# Linear Regression

This notebook covers the following topics:

- Introduction to Linear Regression
- Simple Linear Regression
- Generating Linear Data with Python
- Representing Data as Vectors
- Estimating the Least Squares Coefficients in the SLR Case
- Bias & Variance and Consistent Estimators
- Regression Model Accuracy Metrics
- Ordinary Least Squares Regression in the SLR Case
- OLS Assumptions
- Singular Value Decomposition & The Pseudoinverse
- Gradient Descent: An Iterative Approach


# Introduction to Linear Regression

Linear regression is a statistical method that is used to model the relationship between explanatory and response variables by fitting a linear equation to observed data.

Mathematically, a Linear Equation is an equation of the form:

$$y = \beta_0 + \beta_1x_1 + \beta_2x_2+\ldots+\varepsilon \tag{1}$$

Where $y$ is the response variable, whose value is determined by the explanatory variables $x$ and their scalar $\beta$ coefficients, along with an additional $\varepsilon$ error term, which is responsible for the variablility in $y$ that cannot be explained by a linear relationship with the explanatory variables. 

In a typical regression problem, we have many instances of observed $(x_1, x_2, \ldots, x_n, y)$ points, but the true $\beta$ coefficients are unknown. Hence, we cannot use Equation (1) to compute the exact value of the response variable $y$. However, if we obtain good approximate $\hat\beta$ coefficients, then we can also obtain a good approximation of the true value of the response variable, $\hat y$, for any given set of obsevations $(x_1, x_2, \ldots, x_n)$ using the approximated $\hat\beta$ coefficients:

$$\hat y = \hat\beta_0 + \hat\beta_1x_1 + \hat\beta_2x_2+\ldots+\varepsilon \tag{2}$$

The goal of Linear Regression is to estimate the $\hat\beta$ coefficients that minimize the difference between the observed values of the response variable, $y$, and the values predicted by our approximate linear equation model, $\hat y$. There are a number of different approaches that we can choose to calculate $\hat\beta$. 

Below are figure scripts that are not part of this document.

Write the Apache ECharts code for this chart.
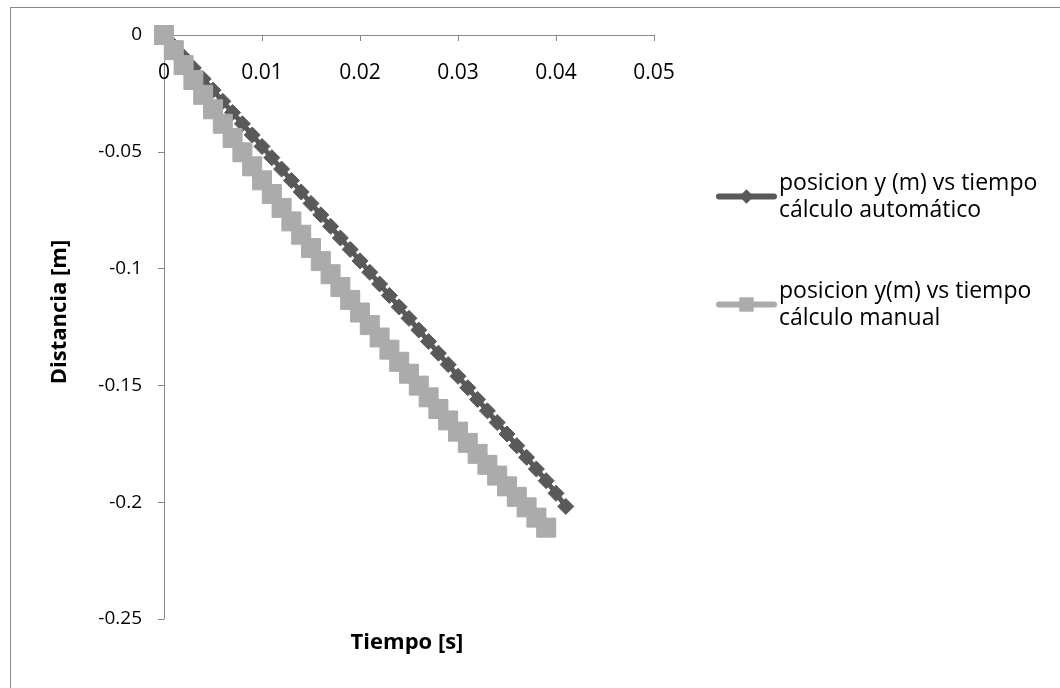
<!DOCTYPE html>
<html>
<head>
<meta charset="utf-8">
<script src="https://cdn.jsdelivr.net/npm/echarts@6/dist/echarts.min.js"></script>
<style>
html,body{margin:0;padding:0;background:#fff;overflow:hidden;}
#frame{position:absolute;left:10px;top:7px;width:1100px;height:800px;border:1px solid #898989;box-sizing:border-box;}
#chart{position:absolute;left:0;top:0;width:1060px;height:688px;}
</style>
</head>
<body>
<div id="frame"></div>
<div id="chart"></div>
<script>
// Series 1: posicion y (m) vs tiempo - cálculo automático
var autoT = [0, 0.001, 0.002, 0.003, 0.004, 0.005, 0.006, 0.007, 0.008, 0.009, 0.010, 0.011, 0.012, 0.013, 0.014, 0.015, 0.016, 0.017, 0.018, 0.019, 0.020, 0.021, 0.022, 0.023, 0.024, 0.025, 0.026, 0.027, 0.028, 0.029, 0.030, 0.031, 0.032, 0.033, 0.034, 0.035, 0.036, 0.037, 0.038, 0.039, 0.040, 0.041];
var autoY = [0, -0.0047, -0.0094, -0.0141, -0.0188, -0.0236, -0.0284, -0.0332, -0.0380, -0.0428, -0.0477, -0.0525, -0.0574, -0.0623, -0.0672, -0.0721, -0.0770, -0.0819, -0.0869, -0.0918, -0.0967, -0.1016, -0.1066, -0.1115, -0.1164, -0.1213, -0.1263, -0.1312, -0.1362, -0.1411, -0.1461, -0.1510, -0.1560, -0.1609, -0.1659, -0.1708, -0.1758, -0.1808, -0.1858, -0.1908, -0.1962, -0.2018];
// Series 2: posicion y(m) vs tiempo - cálculo manual
var manualT = [0, 0.001, 0.002, 0.003, 0.004, 0.005, 0.006, 0.007, 0.008, 0.009, 0.010, 0.011, 0.012, 0.013, 0.014, 0.015, 0.016, 0.017, 0.018, 0.019, 0.020, 0.021, 0.022, 0.023, 0.024, 0.025, 0.026, 0.027, 0.028, 0.029, 0.030, 0.031, 0.032, 0.033, 0.034, 0.035, 0.036, 0.037, 0.038, 0.039];
var manualY = [0, -0.0065, -0.0129, -0.0193, -0.0256, -0.0318, -0.0380, -0.0441, -0.0502, -0.0562, -0.0622, -0.0681, -0.0740, -0.0798, -0.0855, -0.0912, -0.0968, -0.1024, -0.1079, -0.1134, -0.1188, -0.1242, -0.1295, -0.1347, -0.1399, -0.1450, -0.1501, -0.1551, -0.1601, -0.1650, -0.1698, -0.1746, -0.1793, -0.1840, -0.1886, -0.1932, -0.1977, -0.2022, -0.2066, -0.2109];

var seriesNames = ['posicion y (m) vs tiempo cálculo automático', 'posicion y(m) vs tiempo cálculo manual'];
var legendLines = {};
legendLines[seriesNames[0]] = 'posicion y (m) vs tiempo\ncálculo automático';
legendLines[seriesNames[1]] = 'posicion y(m) vs tiempo\ncálculo manual';
var xTitle = 'Tiempo [s]';
var yTitle = 'Distancia [m]';

function pairs(a, b) { return a.map(function (v, i) { return [v, b[i]]; }); }

var FONT = 'Open Sans';
var chart = echarts.init(document.getElementById('chart'));
chart.setOption({
  animation: false,
  backgroundColor: 'transparent',
  grid: { left: 164, top: 35, width: 490, height: 584, containLabel: false },
  xAxis: {
    type: 'value', min: 0, max: 0.05, interval: 0.01, position: 'top',
    axisLine: { show: true, lineStyle: { color: '#868686', width: 1 } },
    axisTick: { show: true, inside: true, length: 6, lineStyle: { color: '#868686' } },
    axisLabel: { inside: true, margin: 28, color: '#000', fontFamily: FONT, fontSize: 21 },
    splitLine: { show: false }
  },
  yAxis: {
    type: 'value', min: -0.25, max: 0, interval: 0.05,
    axisLine: { show: true, lineStyle: { color: '#868686', width: 1 } },
    axisTick: { show: true, length: 6, lineStyle: { color: '#868686' } },
    axisLabel: { margin: 22, color: '#000', fontFamily: FONT, fontSize: 19 },
    splitLine: { show: false }
  },
  legend: {
    orient: 'vertical', left: 711, top: 151, itemWidth: 55, itemHeight: 18, itemGap: 27,
    formatter: function (n) { return legendLines[n]; },
    lineStyle: { width: 6, cap: 'round' },
    textStyle: { color: '#000', fontFamily: FONT, fontSize: 23, lineHeight: 27, padding: [27, 0, 0, 0] },
    data: seriesNames
  },
  graphic: [
    { type: 'text', x: 407, y: 643, style: { text: xTitle, align: 'center', verticalAlign: 'middle', font: 'bold 22px "Open Sans"', fill: '#000' } },
    { type: 'text', rotation: Math.PI / 2, x: 60, y: 312, style: { text: yTitle, align: 'center', verticalAlign: 'middle', font: 'bold 22px "Open Sans"', fill: '#000' } }
  ],
  series: [
    {
      name: seriesNames[0], type: 'line', data: pairs(autoT, autoY),
      symbol: 'diamond', symbolSize: 16, showAllSymbol: true,
      lineStyle: { color: '#595959', width: 5 },
      itemStyle: { color: '#595959', borderColor: '#595959' }
    },
    {
      name: seriesNames[1], type: 'line', data: pairs(manualT, manualY),
      symbol: 'rect', symbolSize: 19, showAllSymbol: true,
      lineStyle: { color: '#ababab', width: 5 },
      itemStyle: { color: '#ababab', borderColor: '#ababab' }
    }
  ]
});
</script>
</body>
</html>
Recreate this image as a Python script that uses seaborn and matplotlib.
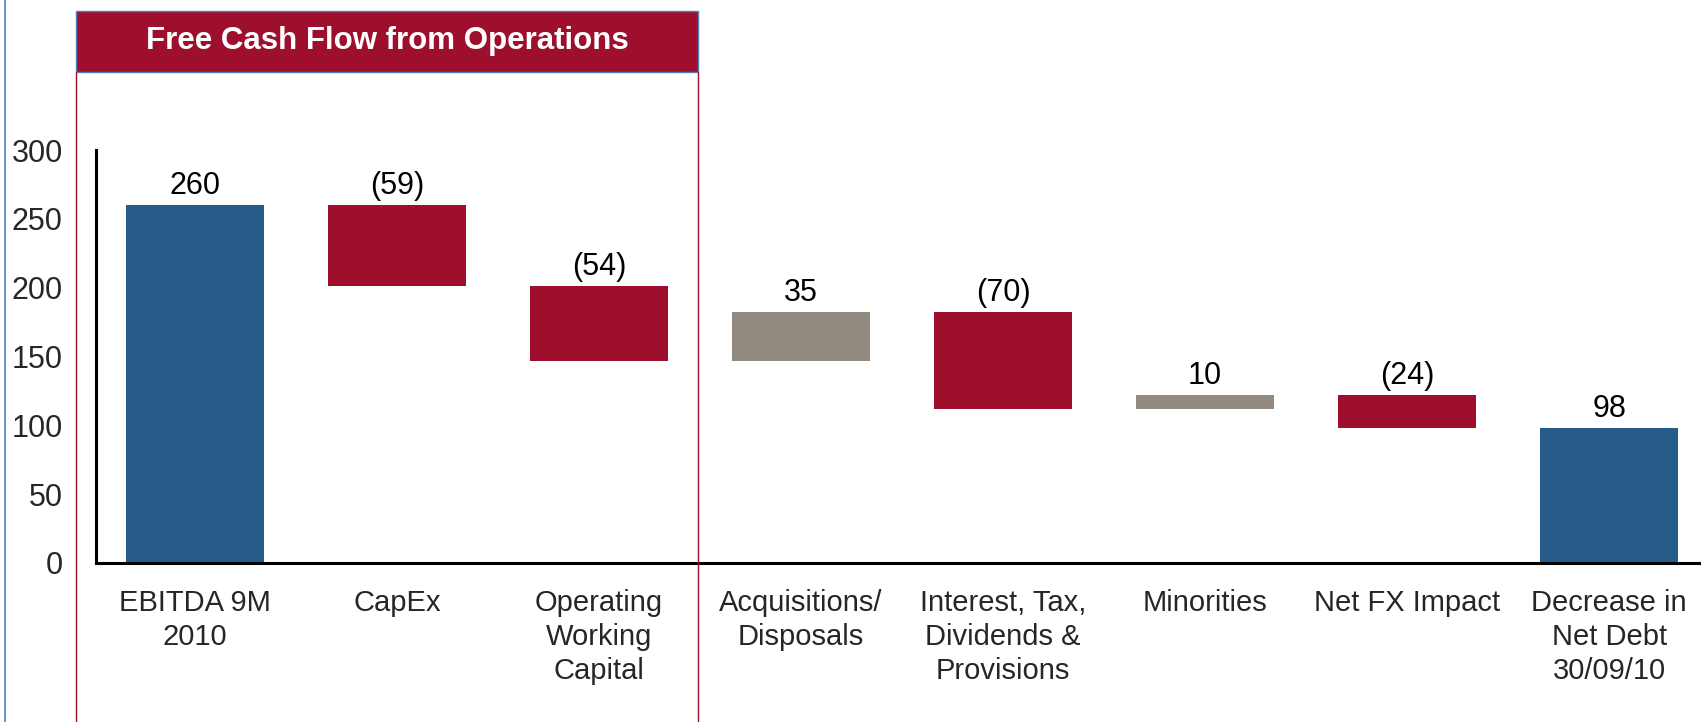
import pandas as pd
import matplotlib
matplotlib.use("Agg")
import matplotlib.pyplot as plt
import seaborn as sns
from matplotlib.patches import Rectangle
from matplotlib.lines import Line2D

# Datos del gráfico (cascada de deuda neta)
categorias = ["EBITDA 9M\n2010", "CapEx", "Operating\nWorking\nCapital", "Acquisitions/\nDisposals",
              "Interest, Tax,\nDividends &\nProvisions", "Minorities", "Net FX Impact",
              "Decrease in\nNet Debt\n30/09/10"]
variacion = [260, -59, -54, 35, -70, 10, -24, 98]
tipo = ["total", "neg", "neg", "pos", "neg", "pos", "neg", "total"]
etiquetas = ["260", "(59)", "(54)", "35", "(70)", "10", "(24)", "98"]
ticks_y = [0, 50, 100, 150, 200, 250, 300]
titulo_caja = "Free Cash Flow from Operations"

AZUL = "#265B8A"
ROJO = "#9E0F2D"
GRIS = "#928A80"
colores_tipo = {"total": AZUL, "neg": ROJO, "pos": GRIS}

# Calcular inicio y fin de cada barra
inicio, fin = [], []
acum = 0
for v, t in zip(variacion, tipo):
    if t == "total":
        inicio.append(0)
        fin.append(v)
        acum = v
    else:
        inicio.append(acum)
        acum += v
        fin.append(acum)

df = pd.DataFrame({"categoria": categorias, "inicio": inicio, "fin": fin, "tipo": tipo})
df["base"] = df[["inicio", "fin"]].min(axis=1)
df["cima"] = df[["inicio", "fin"]].max(axis=1)
df["alto"] = df["cima"] - df["base"]
paleta = {c: colores_tipo[t] for c, t in zip(categorias, tipo)}

# Estilo
sns.set_style("white")
plt.rcParams["font.family"] = ["Liberation Sans", "DejaVu Sans"]

W, H = 1701, 722
fig = plt.figure(figsize=(W / 100, H / 100), dpi=100)
ax = fig.add_axes([96 / W, (H - 563) / H, 1 - 96 / W, (563 - 150) / H])
ax.patch.set_alpha(0)

sns.barplot(data=df, x="categoria", y="cima", hue="categoria", palette=paleta,
            width=0.68, saturation=1, legend=False, ax=ax)

# Barras flotantes: mover la base de cada barra
for barra, b, h in zip(ax.patches, df["base"], df["alto"]):
    barra.set_y(b)
    barra.set_height(h)
    barra.set_edgecolor("none")

# Etiquetas de valor
for i, (c, txt) in enumerate(zip(df["cima"], etiquetas)):
    ax.annotate(txt, (i, c), xytext=(0, 8), textcoords="offset points",
                ha="center", va="baseline", fontsize=22, color="black")

ax.set_xlim(-0.49, 7.455)
ax.set_ylim(0, 300)
ax.set_yticks(ticks_y)
ax.set_xlabel("")
ax.set_ylabel("")
ax.tick_params(axis="y", length=0, pad=24, labelsize=22)
ax.tick_params(axis="x", length=0, pad=19, labelsize=21)
for lab in ax.get_xticklabels():
    lab.set_linespacing(1.27)

sns.despine(ax=ax, top=True, right=True)
for lado in ["left", "bottom"]:
    ax.spines[lado].set_linewidth(2.2)
    ax.spines[lado].set_color("black")

# Caja "Free Cash Flow from Operations"
x0, x1 = 76 / W, 698 / W
y0, y1 = 1 - 72 / H, 1 - 11 / H
fig.add_artist(Rectangle((x0, y0), x1 - x0, y1 - y0, transform=fig.transFigure,
                         facecolor=ROJO, edgecolor="#4F81BD", lw=1))
fig.text((x0 + x1) / 2, (y0 + y1) / 2, titulo_caja, color="white", fontsize=22.5,
         fontweight="bold", ha="center", va="center")
for xx in [x0, x1]:
    fig.add_artist(Line2D([xx, xx], [0, y0], transform=fig.transFigure, color=ROJO, lw=1))
fig.add_artist(Line2D([5 / W, 5 / W], [0, 1], transform=fig.transFigure, color="#4F81BD", lw=1.2))

fig.savefig("out.png", dpi=100)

In this notebook, we will discuss the conceptual details for various approaches for computing $\hat\beta$ for simple linear regression problems. These solutions generally fall into either of the two following categories:
- Closed-form, exact solutions
- Iterative, numerical solutions

Once a solution is obtained, the performance of a model can be evaluated by metrics like the **Root Sum of Squares** ($\text{RSS}$) and **R-Squared** ($\mathrm{R^2}$) values.